I had to come to Brunei to learn what the fuss was not about, since everyone suggested I just skip it or spend, at most, 1 day in transit there. It’s a tiny little country, only a few thousand square kilometers of land, most of it covered with dense, lush, virgin rainforest. Still it has a slightly larger population than Iceland, in a country only 1/20th the size, but the amount of money being pumped in and out of the country makes even Iceland look poor. Still living costs are low, even though social benefits, wages and the standard of living are all high, so people have a very laissez-faire attitude to work and money, especially since there’s no income tax and everyone gets free healthcare, education and a pension.
The country is lined with perfectly constructed highways, some serious roadwork for a place with no traffic. Gas only costs $0.50 a liter, which is like 1999 prices, in 2014 – how is that possible? The city center is a couple of low-built shopping blocks, and ghostly empty after nightfall when the market, stores and boats stop working. There are a couple of museums, all with free admission, showcasing the complex history and wealth behind the Sultanate of Brunei. It’s a little bit like Singapore, minus the parties and alcohol, since its illegal to buy or sell alcohol (and cigarettes).
It was a big change to arrive here from the Philippines, where tobacco and alcohol advertising nearly covered every restaurant and corner shop front. Its kind of a stuck-up city, clean and nice and safe and all, but the no-fun attitude really came through with the “Drug traffickers killed” signage randomly posted around town. I’m not sure what constitutes as ‘drugs,’ but I ended up at an ex-pat gathering full of cigs, spirits and white people and wondered whether I would be willing to die for that night. The biggest nightlife I experienced here was at a night market, a fusion of fried foods and fresh vegetables for sale under shanty stalls in the Pasar Gadong parking lot. I saw fruits and veggies there I’ve never seen before, or at least never thought you could eat, but didn’t try anything too crazy. Tourists and locals alike wandered around for hot eats and local treats, but I lucked out with my own Indian kitchen for the entirety of my visit.
I couchsurfed with newlyweds from Delhi, who started by feeding me a picnic of daal-roti and chana masala at the ferry port while we waited for our boat back to the city center. We had tried (and failed) to go to Temburong national park, since there was a lot of confusion on whether or not there were any boats available to take us there, and if there were boats, was there a driver, and if there was a driver, did he have a park permit… and on and on the problems went.

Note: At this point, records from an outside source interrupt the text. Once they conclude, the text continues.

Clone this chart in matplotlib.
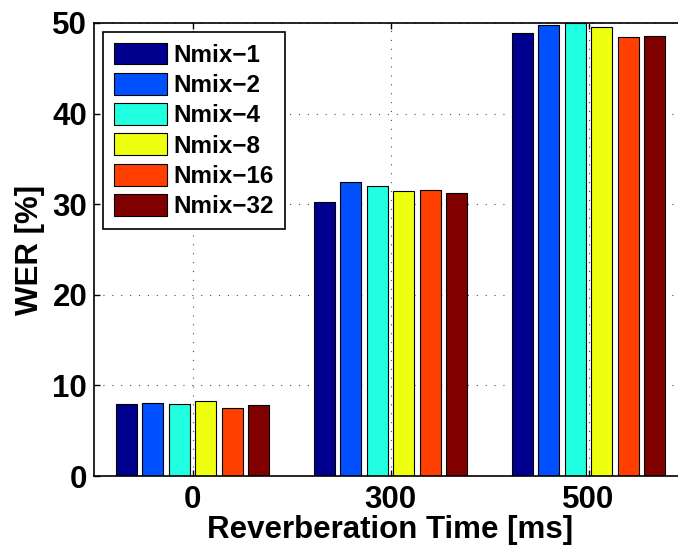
import numpy as np
import matplotlib
matplotlib.use("Agg")
import matplotlib.pyplot as plt

# WER per reverberation time for each number of mixture components
reverb_times = ["0", "300", "500"]
series_names = ["Nmix\u22121", "Nmix\u22122", "Nmix\u22124",
                "Nmix\u22128", "Nmix\u221216", "Nmix\u221232"]
nmix_1 = [7.9, 30.2, 48.9]
nmix_2 = [8.1, 32.5, 49.8]
nmix_4 = [7.9, 32.0, 50.0]
nmix_8 = [8.3, 31.5, 49.6]
nmix_16 = [7.5, 31.6, 48.4]
nmix_32 = [7.8, 31.2, 48.6]
colors = ["#00008F", "#0050FF", "#20FFDF", "#EFFF10", "#FF4000", "#800000"]

plt.rcParams['font.family'] = ['Liberation Sans', 'DejaVu Sans']
plt.rcParams['font.weight'] = 'bold'

fig = plt.figure(figsize=(6.78, 5.5), dpi=100)
ax = fig.add_axes([93.5 / 678, 74 / 550, 594 / 678, 453 / 550])

series = [nmix_1, nmix_2, nmix_4, nmix_8, nmix_16, nmix_32]
n = len(series)
x = np.arange(1, len(reverb_times) + 1)
slot = 0.8 / n
for i, (vals, name, c) in enumerate(zip(series, series_names, colors)):
    ax.bar(x + (i - (n - 1) / 2) * slot, vals, width=slot * 0.8, color=c,
           edgecolor='black', linewidth=0.8, label=name, zorder=2)

ax.set_xlim(0.5, 3.5)
ax.set_ylim(0, 50)
ax.set_xticks(x)
ax.set_xticklabels(reverb_times)
ax.set_yticks(np.arange(0, 51, 10))

ax.set_axisbelow(True)
ax.grid(True, color='0.3', linestyle=(0, (1, 7)), linewidth=0.8)

for sp in ax.spines.values():
    sp.set_linewidth(1.2)
ax.tick_params(direction='in', length=4.3, width=1.0, top=True, right=True,
               labelsize=22.5)
ax.tick_params(axis='x', pad=6.5)
ax.tick_params(axis='y', pad=4.5)

ax.set_xlabel("Reverberation Time [ms]", fontsize=22.5, fontweight='bold', labelpad=0)
ax.set_ylabel("WER [%]", fontsize=22.5, fontweight='bold', labelpad=5)

leg = ax.legend(loc='upper left', bbox_to_anchor=(102.7 / 678, 1 - 31.7 / 550),
                bbox_transform=fig.transFigure, borderaxespad=0,
                prop={'weight': 'bold', 'size': 17.5},
                handlelength=2.2, handleheight=1.0, handletextpad=0.27,
                labelspacing=0.25, borderpad=0.45, fancybox=False,
                framealpha=1, edgecolor='black')
leg.get_frame().set_linewidth(1.2)

fig.savefig("out.png", dpi=100)
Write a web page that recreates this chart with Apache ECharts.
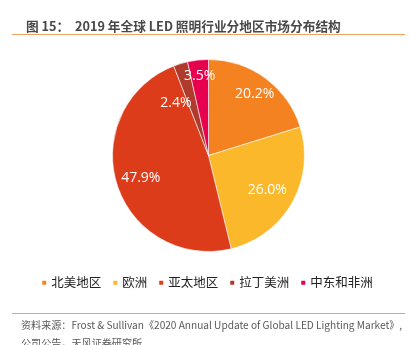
<!DOCTYPE html>
<html><head><meta charset="utf-8">
<script src="https://cdn.jsdelivr.net/npm/echarts@6/dist/echarts.min.js"></script>
<style>html,body{margin:0;padding:0;background:#fff}#c{width:413px;height:345px}</style>
</head><body><div id="c"></div>
<script>
const categories = ['北美地区', '欧洲', '亚太地区', '拉丁美洲', '中东和非洲'];
const shares = [20.2, 26.0, 47.9, 2.4, 3.5];
const titleText = '图 15：  2019 年全球 LED 照明行业分地区市场分布结构';
const sourceLines = ['资料来源：Frost & Sullivan《2020 Annual Update of Global LED Lighting Market》,', '公司公告，天风证券研究所'];

const colors = ['#F58220', '#FBB82B', '#DD3C1B', '#B03A2C', '#E6004E'];
const nudge = {'北美地区':[4,-4], '欧洲':[-3,0], '亚太地区':[0,1], '拉丁美洲':[-12,15], '中东和非洲':[-1,-9]};
const CJK = '"Noto Sans CJK SC", "Noto Sans", sans-serif';

const chart = echarts.init(document.getElementById('c'), null, {renderer:'canvas'});
const mainData = categories.map((n,i)=>({name:n, value:shares[i], itemStyle:{color:colors[i]}}));
const labelData = categories.map((n,i)=>({name:n, value:shares[i], label:{offset:nudge[n]}}));

chart.setOption({
  animation:false,
  color: colors,
  title: {text:titleText, left:21, top:15, textStyle:{fontFamily:CJK, fontSize:12.7, fontWeight:'bold', color:'#484848'}},
  legend: {
    data: categories, bottom: 51, left:'center', itemWidth:6, itemHeight:6, itemGap:10,
    icon:'rect', selectedMode:false,
    textStyle:{fontFamily:CJK, fontSize:12.5, color:'#222', padding:[0,0,0,-1]}
  },
  graphic: [
    {type:'line', shape:{x1:12,y1:34.5,x2:405,y2:34.5}, style:{stroke:'#F0A060', lineWidth:1}},
    {type:'line', shape:{x1:12,y1:313.5,x2:405,y2:313.5}, style:{stroke:'#F5A050', lineWidth:1}},
    {type:'text', left:21, top:320, style:{text:sourceLines[0], font:'10.1px "Noto Sans CJK SC", sans-serif', fill:'#595959'}},
    {type:'text', left:21, top:338, style:{text:sourceLines[1], font:'10.1px "Noto Sans CJK SC", sans-serif', fill:'#595959'}}
  ],
  series: [
    {
      type:'pie', center:[208.5,155.5], radius:[0,96], startAngle:90, clockwise:true,
      silent:true, label:{show:false}, labelLine:{show:false},
      itemStyle:{borderColor:'#fff', borderWidth:0.6},
      data: mainData
    },
    {
      type:'pie', center:[208.5,155.5], radius:[40,96], startAngle:90, clockwise:true,
      silent:true, legendHoverLink:false,
      itemStyle:{color:'rgba(0,0,0,0)', borderWidth:0},
      label:{show:true, position:'inside', formatter:p=>p.value.toFixed(1)+'%', color:'#fff', fontSize:14, fontFamily:'"Open Sans", sans-serif'},
      labelLine:{show:false},
      data: labelData
    }
  ]
});
</script></body></html>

But our friendship blossomed over the hardship and we made it back to their cozy apartment to cook up some more daal and rice for dinner.
The 6 star Empire Hotel was a tourist attraction in itself, and many of Brunei’s nicest neighbourhoods and most expensive buildings are really accessible to locals and tourists. The over-powering mosques were the same way, and every museum I saw offered free entrance. There was once a free amusement park that one of the royals gave another for his birthday, but operating costs were too high to let all of Brunei ride rollercoasters day in and day out so they decided to start charging admission, and the parks been in decline (and decay – lots of rides are broken) ever since.